Make meetings matter as a nonprofit leader by asking this simple question: who really needs to be at this meeting? Who do the items of the agenda impact directly? These are the people, and only the people, who should be in your meeting.
4. How will you capture and keep the commitments of this meeting?
Most meetings end like a gun fight in an old-fashioned western. Final shots are fired and a big cloud of dust appears. A few bodies lie strewn across the landscape, while everyone else scampers off to the next gun fight. Keep this from happening to you by putting a system in place that captures the commitments of your meeting, ensuring that they get done.
Your best friends in this process are the three W’s. Here’s how to use them: Wrap up every meeting you lead five minutes before its scheduled ending point. Review the actions items discussed in the meeting and make sure that each action item is defined by Who is going to do What by When.
As simple as this sounds, I encounter very few nonprofit leaders who employ this fundamental meeting discipline. Most meetings end with no one knowing the commitments decided on in the meeting and the person who’s responsible for completing them, let alone when they’ll be completed. What a waste!
The three W’s—who is going to do what by when—keeps this from happening. In fact, if all I had in my consulting toolkit was this question—who is going to do what by when—I could travel the world helping nonprofit organizations large and small dramatically improve performance. The three W’s are that powerful.
Now, when you start your next meeting with this group of people, don’t jump into new business. Follow through with these action item by reviewing the three W’s from the last meeting. Do this in all your meetings and you’ll quickly build a culture of accountability and become known as a leader who’s serious about execution.
Ten Extra Hours a Week
John Anner has lead not one but two wildly successful organizations. The first, a for-profit company he started with only a few hundred bucks, is the Independent Press Association. This start-up grew to a multimillion dollar enterprise in a very competitive marketplace.
The second is a not-for-profit organization, the East Meets West Foundation. The East Meets West Foundation provides clean water, medical treatment, and education to developing countries, primarily in Southeast Asia.
“The most useful thing I’ve ever done in any organization is train the staff on how to have efficient meetings,” Anner says in the book 168 Hours: You Have More Time Than You Think by Laura Vanderkam.
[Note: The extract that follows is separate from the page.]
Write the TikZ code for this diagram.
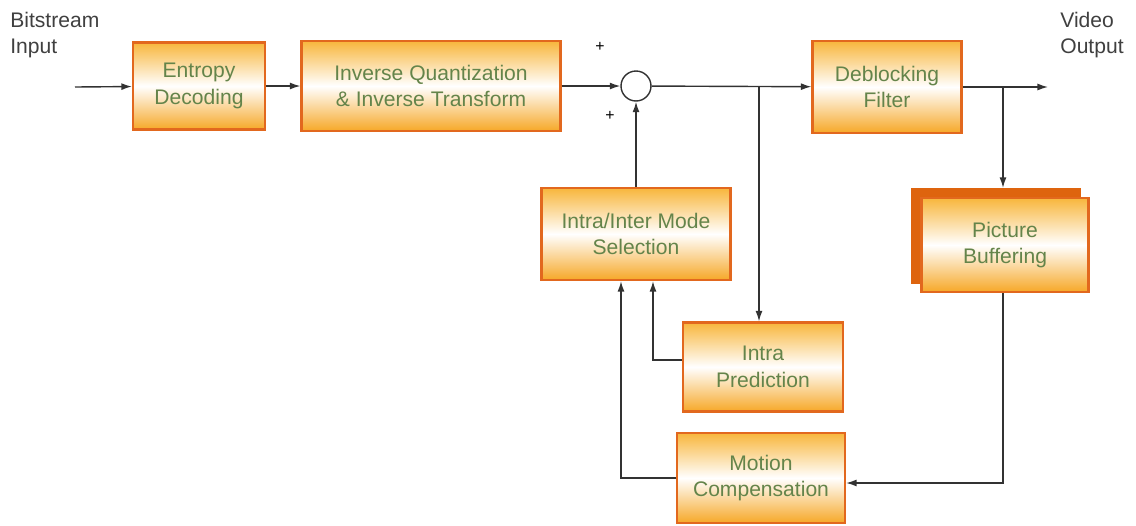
\documentclass[tikz,border=0pt]{standalone}
\usepackage{fontspec}
\setmainfont{Liberation Sans}
\usepackage{tikz}
\usetikzlibrary{arrows.meta}

\definecolor{boxtop}{RGB}{248,182,60}
\definecolor{boxbot}{RGB}{246,168,40}
\definecolor{boxline}{RGB}{226,104,30}
\definecolor{boxback}{RGB}{222,100,14}
\definecolor{boxtext}{RGB}{100,132,74}
\definecolor{wire}{RGB}{50,50,50}

\tikzset{
  block/.style={draw=boxline, line width=1.3pt, top color=boxtop, bottom color=boxbot,
    middle color=white, text=boxtext, align=center,
    font=\fontsize{12}{15}\selectfont},
  sumnode/.style={circle, draw=wire, line width=0.8pt, fill=white, minimum size=0.6cm, inner sep=0pt},
  wireto/.style={draw=wire, line width=0.8pt, -{Latex[length=6pt,width=4pt]}},
  plain/.style={draw=wire, line width=0.8pt},
  lbl/.style={text=black!75, align=left, font=\fontsize{12}{15}\selectfont}
}

\begin{document}
\begin{tikzpicture}[x=0.02cm, y=-0.02cm]
\useasboundingbox (0,0) rectangle (1136,525);

% blocks
\node[block, minimum width=2.64cm, minimum height=1.74cm] (ent) at (199,86) {Entropy\\Decoding};
\node[block, minimum width=5.18cm, minimum height=1.80cm] (iqt) at (431,86) {Inverse Quantization\\\& Inverse Transform};
\node[sumnode] (sum) at (636,86) {};
\node[block, minimum width=2.98cm, minimum height=1.84cm] (dbf) at (887,87) {Deblocking\\Filter};
\node[block, draw=boxback, fill=boxback, top color=boxback, bottom color=boxback, middle color=boxback,
      minimum width=3.34cm, minimum height=1.88cm] (pbs) at (996,236) {};
\node[block, minimum width=3.34cm, minimum height=1.88cm] (pbf) at (1005,245) {Picture\\Buffering};
\node[block, minimum width=3.78cm, minimum height=1.84cm] (ims) at (636,234) {Intra/Inter Mode\\Selection};
\node[block, minimum width=3.20cm, minimum height=1.78cm] (ipr) at (763,367) {Intra\\Prediction};
\node[block, minimum width=3.36cm, minimum height=1.80cm] (mcp) at (761,478) {Motion\\Compensation};

% texts
\node[lbl, anchor=north west, inner sep=0pt] (bin) at (10,12) {Bitstream\\Input};
\node[lbl, anchor=north west, inner sep=0pt] (vout) at (1060,12) {Video\\Output};
\node[font=\small] (pa) at (600,47) {+};
\node[font=\small] (pb) at (610,116) {+};

% connectors
\coordinate (in) at (75,87);
\coordinate (out) at (1048,87);
\coordinate (br1) at (759,86);
\coordinate (br2) at (1003,87);
\coordinate (lp) at (1003,483);
\draw[wireto] (in) -- (ent);
\draw[wireto] (ent) -- (iqt);
\draw[wireto] (iqt) -- (sum);
\draw[wireto] (sum) -- (dbf);
\draw[wireto] (dbf.east) -- (out);
\draw[wireto] (br1) -- (br1 |- ipr.north);
\draw[wireto] (br2) -- (br2 |- pbs.north);
\draw[wireto] (ims) -- (sum);
\draw[wireto] (br2 |- pbf.south) -- (lp) -- (lp -| mcp.east);
\draw[wireto] (mcp.west) -| ([xshift=-0.3cm]ims.south);
\draw[wireto] ([yshift=0.14cm]ipr.west) -| ([xshift=0.34cm]ims.south);
\end{tikzpicture}
\end{document}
What are his rules for meetings?
No one goes to a meeting who doesn’t need to be there. Every meeting has an agenda. At the beginning of the meeting, the meeting leader spells out the goals for the meeting; and at the end of the meeting the participants go back through the agenda to review what needs to get done before the next meeting. Meetings in his organization are short, sharply focus affairs that begin on time and end on time. By increasing meeting efficiency, Anner says, “It gives me at least ten extra hours a week.”
What would you do with ten extra hours a week? Forty extra hours a month? Get back in control of your meetings—make them matter—and find out!